Since 2014, the CORAL Conservation Prize has been awarded annually to an individual who has proven to be an outstanding leader in the conservation of coral reefs. The CORAL Prize is a unique opportunity to recognize the people that are truly making a difference in the future of coral reefs, and applicants are nominated by a member of their community for their achievements and dedication. This year, we are honored to present Komeno Roberto Jean Luc (Roberto) as our 2018 CORAL Conservation Prize winner.
Roberto grew up in Atsimo Andrefana, (Southwest) Madagascar, an area struck by immense poverty but surrounded by some of the most beautiful and diverse coral reefs. Roberto’s dedication to coral reefs and his community has been proven time and time again through his work as Head Scientific Advisor at Reef Doctor, a UK-based non-profit conservation and social development organization, and over his 18 years at the Institute of Fisheries and Marine Sciences in Toliara Madagascar. Roberto leads Reef Doctor’s diverse conservation and development projects including; aquaculture, reef restoration, marine reserve management, and research. He is one of only of 4% of the population of Atsimo Andrefana to obtain a university education; he holds a Masters in Applied Oceanography from the University of Toliara and a degree in Natural Sciences from the University of Antananarivo.

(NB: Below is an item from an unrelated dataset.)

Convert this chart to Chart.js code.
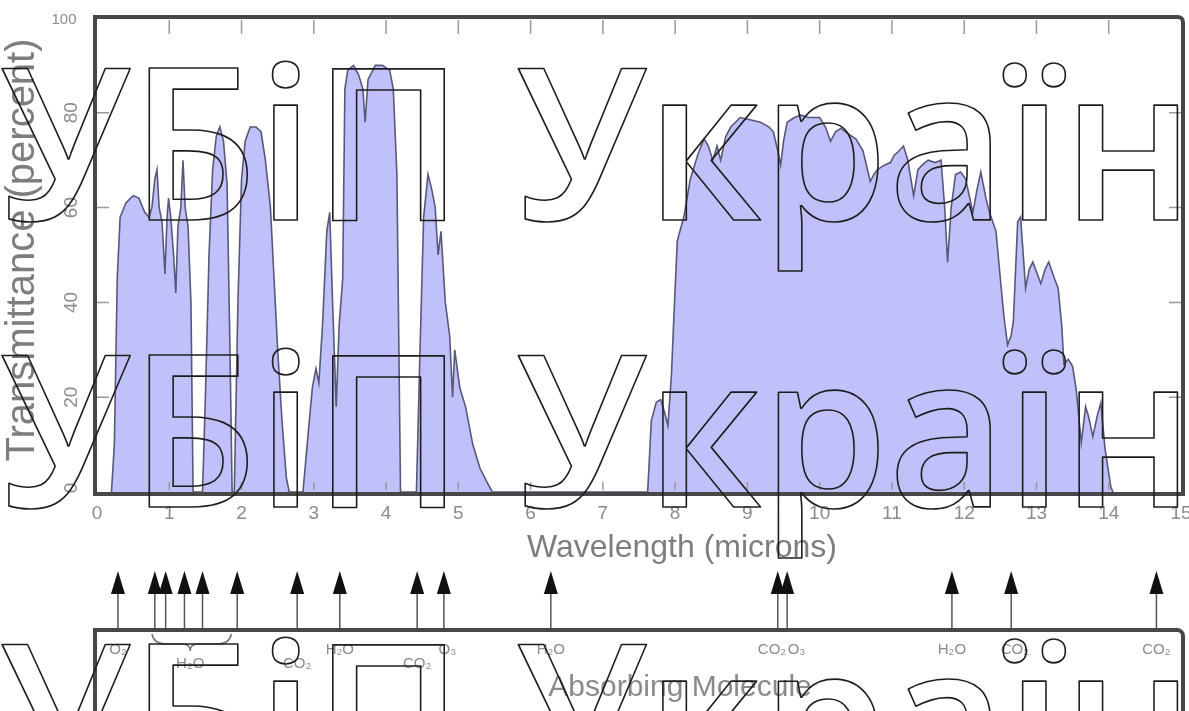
<!DOCTYPE html>
<html lang="uk">
<head>
<meta charset="UTF-8">
<title>Transmittance</title>
<script src="https://cdn.jsdelivr.net/npm/chart.js"></script>
<style>
    body { margin: 0; background: #ffffff; }
    #chart { display: block; }
</style>
</head>
<body>
<canvas id="chart" width="1189" height="711"></canvas>
<script>
// spectrum (microns / percent)
const wavelength = [
    0.20, 0.24, 0.28, 0.32, 0.40, 0.50, 0.58, 0.66, 0.72, 0.76, 0.80, 0.83, 0.86, 0.90, 0.94, 0.97, 0.99, 1.02, 1.06, 1.09, 1.12, 1.16, 1.19, 1.22, 1.26, 1.30, 1.33,
    1.46, 1.50, 1.55, 1.60, 1.65, 1.70, 1.75, 1.80, 1.84, 1.87,
    1.90, 1.95, 2.00, 2.05, 2.12, 2.20, 2.27, 2.33, 2.40, 2.45, 2.50, 2.56, 2.62, 2.66,
    2.85, 2.92, 2.98, 3.03, 3.07, 3.12, 3.18, 3.22, 3.26, 3.31, 3.35, 3.40, 3.43, 3.47, 3.55, 3.62, 3.68, 3.71, 3.75, 3.85, 3.95, 4.05, 4.10, 4.15, 4.20,
    4.42, 4.47, 4.52, 4.58, 4.63, 4.68, 4.72, 4.76, 4.82, 4.88, 4.92, 4.95, 5.02, 5.10, 5.20, 5.30, 5.40, 5.47,
    7.62, 7.67, 7.74, 7.80, 7.85, 7.90, 7.95, 7.98, 8.03, 8.12, 8.21, 8.31, 8.40, 8.46, 8.52, 8.58, 8.63, 8.70, 8.77, 8.90, 9.05, 9.18, 9.30, 9.36, 9.42, 9.46, 9.50, 9.55, 9.65, 9.74, 9.85, 10.00,
    10.08, 10.15, 10.22, 10.29, 10.40, 10.50, 10.60, 10.70, 10.75, 10.80, 10.90, 10.98, 11.03, 11.10, 11.16, 11.22, 11.30, 11.36, 11.42, 11.50, 11.60, 11.68, 11.73, 11.77, 11.82, 11.88, 11.95,
    12.02, 12.12, 12.18, 12.23, 12.30, 12.35, 12.44, 12.50, 12.55, 12.60, 12.65, 12.68, 12.72, 12.74, 12.78, 12.85, 12.90, 12.95, 13.06, 13.12, 13.17, 13.25, 13.30, 13.35, 13.38, 13.44,
    13.50, 13.55, 13.62, 13.68, 13.72, 13.78, 13.84, 13.89, 13.95, 14.03, 14.06
];
const transmittance = [
    0, 10, 45, 58, 61, 62.5, 62, 59, 58, 60, 66, 68, 60, 57, 46, 58, 62, 58, 50, 42, 56, 60, 70, 60, 56, 40, 0,
    0, 20, 50, 68, 75, 77, 74, 65, 30, 0,
    0, 40, 66, 74, 77, 77, 76, 70, 60, 45, 30, 15, 3, 0,
    0, 12, 22, 26, 23, 35, 55, 59, 40, 18, 35, 45, 85, 89, 90, 88, 85, 78, 87, 90, 90, 89, 85, 67, 0,
    0, 30, 58, 67, 64, 60, 50, 55, 40, 33, 20, 30, 22, 18, 10, 5, 2, 0,
    0, 15, 19, 19.5, 17, 14, 25, 36, 53, 58, 66, 71, 74.5, 73, 70, 73, 70, 75, 77, 79, 78.5, 78, 77, 76, 72, 69, 74, 78, 79, 79.5, 79, 79,
    77, 74, 76, 76.7, 75.5, 74.5, 72, 65.5, 67, 68, 69, 69.5, 71, 72, 73, 70, 62.5, 68, 69, 70, 69.5, 70, 60, 48.5, 60, 67, 67.5,
    66, 59, 64, 67.5, 62, 59, 55, 45, 37, 31, 33, 36, 50, 57, 58, 43, 47, 48.5, 44, 47, 48.5, 45, 43, 35, 27, 28,
    26.5, 21.6, 10.4, 18, 16, 11.7, 16, 18.8, 9, 1, 0
];

const xTicks = [0, 1, 2, 3, 4, 5, 6, 7, 8, 9, 10, 11, 12, 13, 14, 15];
const yTicks = [0, 20, 40, 60, 80, 100];

// absorbing molecules under the plot
const arrowWavelengths = [0.29, 0.80, 0.95, 1.21, 1.46, 1.94, 2.77, 3.36, 4.43, 4.80, 6.28, 9.42, 9.55, 11.83, 12.65, 14.66];
const moleculeNames = ['O₂', 'H₂O', 'CO₂', 'H₂O', 'CO₂', 'O₃', 'H₂O', 'CO₂', 'O₃', 'H₂O', 'CO₂', 'CO₂'];
const moleculeAt = [0.29, 1.29, 2.77, 3.36, 4.43, 4.85, 6.28, 9.34, 9.68, 11.83, 12.7, 14.66];
const moleculeRow = [0, 1, 1, 0, 1, 0, 0, 0, 0, 0, 0, 0];

const watermark = 'УБіП Україна';

const points = wavelength.map((w, i) => ({ x: w, y: transmittance[i] }));

const decor = {
    id: 'decor',
    beforeDraw(chart) {
        const ctx = chart.ctx;
        ctx.save();
        ctx.fillStyle = '#ffffff';
        ctx.fillRect(0, 0, chart.width, chart.height);
        ctx.restore();
    },
    afterDatasetsDraw(chart) {
        const ctx = chart.ctx;
        const a = chart.chartArea;
        const xs = chart.scales.x;
        const ys = chart.scales.y;
        ctx.save();

        // inner tick marks
        ctx.strokeStyle = '#9a9a9a';
        ctx.lineWidth = 1.5;
        xTicks.slice(1, -1).forEach(v => {
            const px = xs.getPixelForValue(v);
            ctx.beginPath();
            ctx.moveTo(px, a.top + 2); ctx.lineTo(px, a.top + 16);
            ctx.moveTo(px, a.bottom - 2); ctx.lineTo(px, a.bottom - 10);
            ctx.stroke();
        });
        yTicks.slice(1, -1).forEach(v => {
            const py = ys.getPixelForValue(v);
            ctx.beginPath();
            ctx.moveTo(a.left, py); ctx.lineTo(a.left + 12, py);
            ctx.moveTo(a.right, py); ctx.lineTo(a.right - 12, py);
            ctx.stroke();
        });

        // frame
        ctx.strokeStyle = '#474747';
        ctx.lineWidth = 4;
        ctx.beginPath();
        ctx.roundRect(a.left - 2, a.top - 1, a.right - a.left + 4, a.bottom - a.top + 3, [0, 5, 0, 0]);
        ctx.stroke();

        // tick labels
        ctx.fillStyle = '#8c8c8c';
        ctx.font = '19px "Liberation Sans", Arial, sans-serif';
        ctx.textAlign = 'center';
        ctx.textBaseline = 'middle';
        xTicks.forEach(v => ctx.fillText(String(v), xs.getPixelForValue(v), a.bottom + 22));
        yTicks.forEach(v => {
            const py = ys.getPixelForValue(v);
            if (v === 100) {
                ctx.font = '15px "Liberation Sans", Arial, sans-serif';
                ctx.fillText('100', 64, py + 2);
                return;
            }
            ctx.save();
            ctx.font = '19px "Liberation Sans", Arial, sans-serif';
            ctx.translate(72, v === 0 ? py - 4 : py);
            ctx.rotate(-Math.PI / 2);
            ctx.fillText(String(v), 0, 0);
            ctx.restore();
        });

        // axis titles
        ctx.fillStyle = '#7d7d7d';
        ctx.font = '32px "Liberation Sans", Arial, sans-serif';
        ctx.fillText('Wavelength (microns)', 682, 548);
        ctx.save();
        ctx.translate(23, 250);
        ctx.rotate(-Math.PI / 2);
        ctx.font = '40px "Liberation Sans", Arial, sans-serif';
        ctx.fillText('Transmittance (percent)', 0, 0);
        ctx.restore();

        // arrows
        arrowWavelengths.forEach(w => {
            const px = xs.getPixelForValue(w);
            ctx.strokeStyle = '#555';
            ctx.lineWidth = 1.5;
            ctx.beginPath();
            ctx.moveTo(px, 628); ctx.lineTo(px, 590);
            ctx.stroke();
            ctx.fillStyle = '#111';
            ctx.beginPath();
            ctx.moveTo(px, 571); ctx.lineTo(px + 7, 594); ctx.lineTo(px - 7, 594);
            ctx.closePath();
            ctx.fill();
        });

        // molecule box
        ctx.strokeStyle = '#474747';
        ctx.lineWidth = 4;
        ctx.beginPath();
        ctx.roundRect(a.left - 2, 630, a.right - a.left + 4, 120, [0, 6, 0, 0]);
        ctx.stroke();

        // brace under the water lines
        const b0 = xs.getPixelForValue(0.76), b1 = xs.getPixelForValue(1.86), bm = xs.getPixelForValue(1.29);
        ctx.strokeStyle = '#777';
        ctx.lineWidth = 1.5;
        ctx.beginPath();
        ctx.moveTo(b0, 634);
        ctx.quadraticCurveTo(b0 + 2, 644, b0 + 14, 644);
        ctx.lineTo(bm - 8, 644);
        ctx.quadraticCurveTo(bm, 644, bm, 651);
        ctx.quadraticCurveTo(bm, 644, bm + 8, 644);
        ctx.lineTo(b1 - 14, 644);
        ctx.quadraticCurveTo(b1 - 2, 644, b1, 634);
        ctx.stroke();

        ctx.fillStyle = '#8a8a8a';
        ctx.font = '15px "Liberation Sans", Arial, sans-serif';
        moleculeNames.forEach((t, i) => {
            ctx.fillText(t, xs.getPixelForValue(moleculeAt[i]), moleculeRow[i] ? 664 : 650);
        });
        ctx.font = '30px "Liberation Sans", Arial, sans-serif';
        ctx.fillText('Absorbing Molecule', 680, 688);

        // watermark outlines
        ctx.font = '600 213px "Open Sans", "DejaVu Sans", sans-serif';
        ctx.textAlign = 'left';
        ctx.textBaseline = 'alphabetic';
        const part = ctx.measureText('УБіП Україн');
        const inkL = -part.actualBoundingBoxLeft;
        const inkR = part.actualBoundingBoxRight;
        const sx = (1178 - 2) / (inkR - inkL);
        ctx.strokeStyle = '#1c1c1c';
        ctx.lineJoin = 'round';
        [220, 507, 796].forEach(base => {
            ctx.save();
            ctx.translate(2, base);
            ctx.scale(sx, 1);
            ctx.lineWidth = 1.6 / sx;
            ctx.strokeText(watermark, -inkL, 0);
            ctx.restore();
        });

        ctx.restore();
    }
};

new Chart(document.getElementById('chart'), {
    type: 'line',
    data: {
        datasets: [{
            data: points,
            fill: 'origin',
            backgroundColor: 'rgb(192, 192, 250)',
            borderColor: 'rgb(88, 88, 122)',
            borderWidth: 1.6,
            pointRadius: 0,
            tension: 0
        }]
    },
    options: {
        responsive: false,
        animation: false,
        layout: { padding: { left: 97, right: 8, top: 18, bottom: 219 } },
        plugins: { legend: { display: false }, tooltip: { enabled: false } },
        scales: {
            x: { type: 'linear', min: 0, max: 15, display: false },
            y: { min: 0, max: 100, display: false }
        }
    },
    plugins: [decor]
});
</script>
</body>
</html>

Roberto has worked on a wide range of conservation efforts including monitoring coral bleaching, managing and developing marine protected areas and protecting and monitoring seagrass. His research yields important science-based information for all partners and has pioneering new techniques and pushed the boundaries of development and coral research in Madagascar.
Roberto is both an integral member of the reef conservation community and an outstanding leader in his community. Atsimo Andrefana is a rural area where over 70% of the population has received less than 4 years of education and 88% of the population is identified as living in either severe or acute poverty, according to an Alkire and Santos Multidimensional Poverty Index assessment. Through his work at Reef Doctor, Roberto has worked closely with the local fishing communities to provide the skills and tools to the local community to protect and manage their marine and terrestrial ecosystems and support the livelihood of around 200,000 rural fishers threatened by declining fishery yields and degraded marine habitats. This, in turn, improves the well being of the impoverished rural communities as well as the natural environment and resources they depend upon, which are largely threatened by degradation and over-exploitation.
Roberto’s commitment to leadership in both coral reef conservation and within his community has helped save coral reefs in Madagascar and serves as an inspiration to all who love and depend on coral reefs.